Every line of the listing must be reproduced as it stands. Leave the images behind.
>> START
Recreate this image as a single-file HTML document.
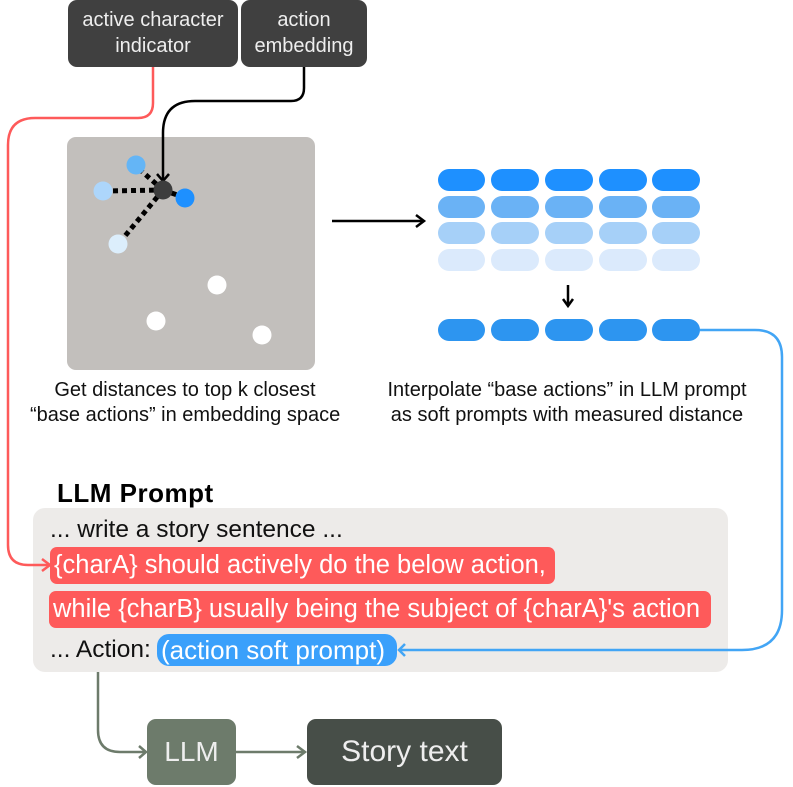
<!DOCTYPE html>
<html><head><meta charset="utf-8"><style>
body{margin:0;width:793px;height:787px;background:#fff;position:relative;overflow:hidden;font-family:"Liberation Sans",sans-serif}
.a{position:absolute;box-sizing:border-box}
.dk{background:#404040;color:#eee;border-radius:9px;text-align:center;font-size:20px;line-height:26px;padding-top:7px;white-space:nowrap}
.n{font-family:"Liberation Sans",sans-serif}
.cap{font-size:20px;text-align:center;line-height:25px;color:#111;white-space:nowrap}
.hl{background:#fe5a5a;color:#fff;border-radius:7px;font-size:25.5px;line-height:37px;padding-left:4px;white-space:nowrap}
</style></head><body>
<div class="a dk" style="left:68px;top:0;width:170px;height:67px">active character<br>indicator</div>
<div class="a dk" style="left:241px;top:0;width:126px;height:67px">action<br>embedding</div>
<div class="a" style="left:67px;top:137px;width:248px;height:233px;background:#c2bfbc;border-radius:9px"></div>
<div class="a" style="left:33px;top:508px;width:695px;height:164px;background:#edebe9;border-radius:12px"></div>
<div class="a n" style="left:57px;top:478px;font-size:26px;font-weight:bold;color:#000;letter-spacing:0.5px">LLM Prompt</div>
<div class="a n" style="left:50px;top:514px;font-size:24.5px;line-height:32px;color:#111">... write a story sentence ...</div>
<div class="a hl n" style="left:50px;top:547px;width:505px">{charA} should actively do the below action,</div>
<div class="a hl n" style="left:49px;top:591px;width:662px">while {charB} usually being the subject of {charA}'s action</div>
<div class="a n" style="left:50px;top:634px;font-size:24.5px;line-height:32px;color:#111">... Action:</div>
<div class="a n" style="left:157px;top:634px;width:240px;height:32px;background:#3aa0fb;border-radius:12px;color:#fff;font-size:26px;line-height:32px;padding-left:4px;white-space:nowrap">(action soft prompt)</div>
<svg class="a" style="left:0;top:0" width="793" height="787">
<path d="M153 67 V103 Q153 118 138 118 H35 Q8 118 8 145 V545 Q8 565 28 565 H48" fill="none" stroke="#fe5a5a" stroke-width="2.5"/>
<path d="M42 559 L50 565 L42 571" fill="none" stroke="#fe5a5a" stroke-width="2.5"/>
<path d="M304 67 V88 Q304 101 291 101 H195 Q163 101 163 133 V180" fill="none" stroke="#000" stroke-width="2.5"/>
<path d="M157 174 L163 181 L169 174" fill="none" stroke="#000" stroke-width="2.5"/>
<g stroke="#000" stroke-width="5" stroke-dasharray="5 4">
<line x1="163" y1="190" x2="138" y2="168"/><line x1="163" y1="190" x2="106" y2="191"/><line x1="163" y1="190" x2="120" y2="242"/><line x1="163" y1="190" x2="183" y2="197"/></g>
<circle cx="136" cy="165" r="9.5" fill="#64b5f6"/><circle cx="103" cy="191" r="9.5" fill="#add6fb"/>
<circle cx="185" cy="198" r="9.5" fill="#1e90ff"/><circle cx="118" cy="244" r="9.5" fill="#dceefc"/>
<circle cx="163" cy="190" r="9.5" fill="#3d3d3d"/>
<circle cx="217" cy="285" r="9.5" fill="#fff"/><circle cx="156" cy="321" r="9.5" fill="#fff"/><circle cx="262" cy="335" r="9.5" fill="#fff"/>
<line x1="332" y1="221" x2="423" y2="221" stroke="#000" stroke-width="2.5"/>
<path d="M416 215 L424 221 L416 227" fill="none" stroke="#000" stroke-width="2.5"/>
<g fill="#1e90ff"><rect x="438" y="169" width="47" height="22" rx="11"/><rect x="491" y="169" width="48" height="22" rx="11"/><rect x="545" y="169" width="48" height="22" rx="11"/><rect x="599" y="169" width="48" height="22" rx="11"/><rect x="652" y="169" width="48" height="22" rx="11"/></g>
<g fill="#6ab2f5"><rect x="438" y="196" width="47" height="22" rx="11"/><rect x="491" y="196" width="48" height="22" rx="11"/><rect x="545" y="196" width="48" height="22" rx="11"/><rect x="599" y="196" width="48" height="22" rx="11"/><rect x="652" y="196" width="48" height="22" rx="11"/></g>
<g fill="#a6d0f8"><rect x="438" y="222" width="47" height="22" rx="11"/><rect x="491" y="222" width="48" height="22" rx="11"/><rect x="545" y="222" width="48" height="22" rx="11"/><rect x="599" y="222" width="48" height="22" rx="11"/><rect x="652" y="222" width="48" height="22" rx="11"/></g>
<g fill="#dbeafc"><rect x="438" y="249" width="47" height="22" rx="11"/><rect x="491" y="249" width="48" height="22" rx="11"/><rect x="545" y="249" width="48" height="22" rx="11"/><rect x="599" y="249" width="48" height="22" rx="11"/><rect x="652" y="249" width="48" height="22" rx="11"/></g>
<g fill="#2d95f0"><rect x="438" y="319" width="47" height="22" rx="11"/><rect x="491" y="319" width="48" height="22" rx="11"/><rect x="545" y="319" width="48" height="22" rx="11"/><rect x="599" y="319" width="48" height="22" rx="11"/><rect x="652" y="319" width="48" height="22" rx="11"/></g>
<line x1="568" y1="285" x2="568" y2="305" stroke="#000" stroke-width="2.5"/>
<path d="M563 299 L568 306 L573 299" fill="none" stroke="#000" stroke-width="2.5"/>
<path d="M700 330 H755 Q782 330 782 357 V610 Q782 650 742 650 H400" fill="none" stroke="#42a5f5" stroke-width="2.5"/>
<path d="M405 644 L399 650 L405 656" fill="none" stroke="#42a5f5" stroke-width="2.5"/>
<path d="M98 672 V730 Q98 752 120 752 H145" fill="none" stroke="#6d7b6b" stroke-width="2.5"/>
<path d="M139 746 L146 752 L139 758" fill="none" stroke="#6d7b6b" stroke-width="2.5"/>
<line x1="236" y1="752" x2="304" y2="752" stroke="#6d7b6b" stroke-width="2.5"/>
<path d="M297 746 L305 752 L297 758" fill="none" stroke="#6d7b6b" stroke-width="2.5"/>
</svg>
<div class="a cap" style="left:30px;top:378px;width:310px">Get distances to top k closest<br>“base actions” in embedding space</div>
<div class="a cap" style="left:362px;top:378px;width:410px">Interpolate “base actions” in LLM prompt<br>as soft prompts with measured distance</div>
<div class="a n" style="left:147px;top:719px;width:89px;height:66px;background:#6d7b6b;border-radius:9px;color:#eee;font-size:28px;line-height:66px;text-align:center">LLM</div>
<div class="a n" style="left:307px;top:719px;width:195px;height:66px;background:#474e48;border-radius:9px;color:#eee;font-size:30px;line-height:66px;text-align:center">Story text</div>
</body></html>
>> END
RESPONSE BELOW
Recreate this image as a single-file HTML document.
<!DOCTYPE html>
<html><head><meta charset="utf-8"><style>
body{margin:0;width:793px;height:787px;background:#fff;position:relative;overflow:hidden;font-family:"Liberation Sans",sans-serif}
.a{position:absolute;box-sizing:border-box}
.dk{background:#404040;color:#eee;border-radius:9px;text-align:center;font-size:20px;line-height:26px;padding-top:7px;white-space:nowrap}
.n{font-family:"Liberation Sans",sans-serif}
.cap{font-size:20px;text-align:center;line-height:25px;color:#111;white-space:nowrap}
.hl{background:#fe5a5a;color:#fff;border-radius:7px;font-size:25.5px;line-height:37px;padding-left:4px;white-space:nowrap}
</style></head><body>
<div class="a dk" style="left:68px;top:0;width:170px;height:67px">active character<br>indicator</div>
<div class="a dk" style="left:241px;top:0;width:126px;height:67px">action<br>embedding</div>
<div class="a" style="left:67px;top:137px;width:248px;height:233px;background:#c2bfbc;border-radius:9px"></div>
<div class="a" style="left:33px;top:508px;width:695px;height:164px;background:#edebe9;border-radius:12px"></div>
<div class="a n" style="left:57px;top:478px;font-size:26px;font-weight:bold;color:#000;letter-spacing:0.5px">LLM Prompt</div>
<div class="a n" style="left:50px;top:514px;font-size:24.5px;line-height:32px;color:#111">... write a story sentence ...</div>
<div class="a hl n" style="left:50px;top:547px;width:505px">{charA} should actively do the below action,</div>
<div class="a hl n" style="left:49px;top:591px;width:662px">while {charB} usually being the subject of {charA}'s action</div>
<div class="a n" style="left:50px;top:634px;font-size:24.5px;line-height:32px;color:#111">... Action:</div>
<div class="a n" style="left:157px;top:634px;width:240px;height:32px;background:#3aa0fb;border-radius:12px;color:#fff;font-size:26px;line-height:32px;padding-left:4px;white-space:nowrap">(action soft prompt)</div>
<svg class="a" style="left:0;top:0" width="793" height="787">
<path d="M153 67 V103 Q153 118 138 118 H35 Q8 118 8 145 V545 Q8 565 28 565 H48" fill="none" stroke="#fe5a5a" stroke-width="2.5"/>
<path d="M42 559 L50 565 L42 571" fill="none" stroke="#fe5a5a" stroke-width="2.5"/>
<path d="M304 67 V88 Q304 101 291 101 H195 Q163 101 163 133 V180" fill="none" stroke="#000" stroke-width="2.5"/>
<path d="M157 174 L163 181 L169 174" fill="none" stroke="#000" stroke-width="2.5"/>
<g stroke="#000" stroke-width="5" stroke-dasharray="5 4">
<line x1="163" y1="190" x2="138" y2="168"/><line x1="163" y1="190" x2="106" y2="191"/><line x1="163" y1="190" x2="120" y2="242"/><line x1="163" y1="190" x2="183" y2="197"/></g>
<circle cx="136" cy="165" r="9.5" fill="#64b5f6"/><circle cx="103" cy="191" r="9.5" fill="#add6fb"/>
<circle cx="185" cy="198" r="9.5" fill="#1e90ff"/><circle cx="118" cy="244" r="9.5" fill="#dceefc"/>
<circle cx="163" cy="190" r="9.5" fill="#3d3d3d"/>
<circle cx="217" cy="285" r="9.5" fill="#fff"/><circle cx="156" cy="321" r="9.5" fill="#fff"/><circle cx="262" cy="335" r="9.5" fill="#fff"/>
<line x1="332" y1="221" x2="423" y2="221" stroke="#000" stroke-width="2.5"/>
<path d="M416 215 L424 221 L416 227" fill="none" stroke="#000" stroke-width="2.5"/>
<g fill="#1e90ff"><rect x="438" y="169" width="47" height="22" rx="11"/><rect x="491" y="169" width="48" height="22" rx="11"/><rect x="545" y="169" width="48" height="22" rx="11"/><rect x="599" y="169" width="48" height="22" rx="11"/><rect x="652" y="169" width="48" height="22" rx="11"/></g>
<g fill="#6ab2f5"><rect x="438" y="196" width="47" height="22" rx="11"/><rect x="491" y="196" width="48" height="22" rx="11"/><rect x="545" y="196" width="48" height="22" rx="11"/><rect x="599" y="196" width="48" height="22" rx="11"/><rect x="652" y="196" width="48" height="22" rx="11"/></g>
<g fill="#a6d0f8"><rect x="438" y="222" width="47" height="22" rx="11"/><rect x="491" y="222" width="48" height="22" rx="11"/><rect x="545" y="222" width="48" height="22" rx="11"/><rect x="599" y="222" width="48" height="22" rx="11"/><rect x="652" y="222" width="48" height="22" rx="11"/></g>
<g fill="#dbeafc"><rect x="438" y="249" width="47" height="22" rx="11"/><rect x="491" y="249" width="48" height="22" rx="11"/><rect x="545" y="249" width="48" height="22" rx="11"/><rect x="599" y="249" width="48" height="22" rx="11"/><rect x="652" y="249" width="48" height="22" rx="11"/></g>
<g fill="#2d95f0"><rect x="438" y="319" width="47" height="22" rx="11"/><rect x="491" y="319" width="48" height="22" rx="11"/><rect x="545" y="319" width="48" height="22" rx="11"/><rect x="599" y="319" width="48" height="22" rx="11"/><rect x="652" y="319" width="48" height="22" rx="11"/></g>
<line x1="568" y1="285" x2="568" y2="305" stroke="#000" stroke-width="2.5"/>
<path d="M563 299 L568 306 L573 299" fill="none" stroke="#000" stroke-width="2.5"/>
<path d="M700 330 H755 Q782 330 782 357 V610 Q782 650 742 650 H400" fill="none" stroke="#42a5f5" stroke-width="2.5"/>
<path d="M405 644 L399 650 L405 656" fill="none" stroke="#42a5f5" stroke-width="2.5"/>
<path d="M98 672 V730 Q98 752 120 752 H145" fill="none" stroke="#6d7b6b" stroke-width="2.5"/>
<path d="M139 746 L146 752 L139 758" fill="none" stroke="#6d7b6b" stroke-width="2.5"/>
<line x1="236" y1="752" x2="304" y2="752" stroke="#6d7b6b" stroke-width="2.5"/>
<path d="M297 746 L305 752 L297 758" fill="none" stroke="#6d7b6b" stroke-width="2.5"/>
</svg>
<div class="a cap" style="left:30px;top:378px;width:310px">Get distances to top k closest<br>“base actions” in embedding space</div>
<div class="a cap" style="left:362px;top:378px;width:410px">Interpolate “base actions” in LLM prompt<br>as soft prompts with measured distance</div>
<div class="a n" style="left:147px;top:719px;width:89px;height:66px;background:#6d7b6b;border-radius:9px;color:#eee;font-size:28px;line-height:66px;text-align:center">LLM</div>
<div class="a n" style="left:307px;top:719px;width:195px;height:66px;background:#474e48;border-radius:9px;color:#eee;font-size:30px;line-height:66px;text-align:center">Story text</div>
</body></html>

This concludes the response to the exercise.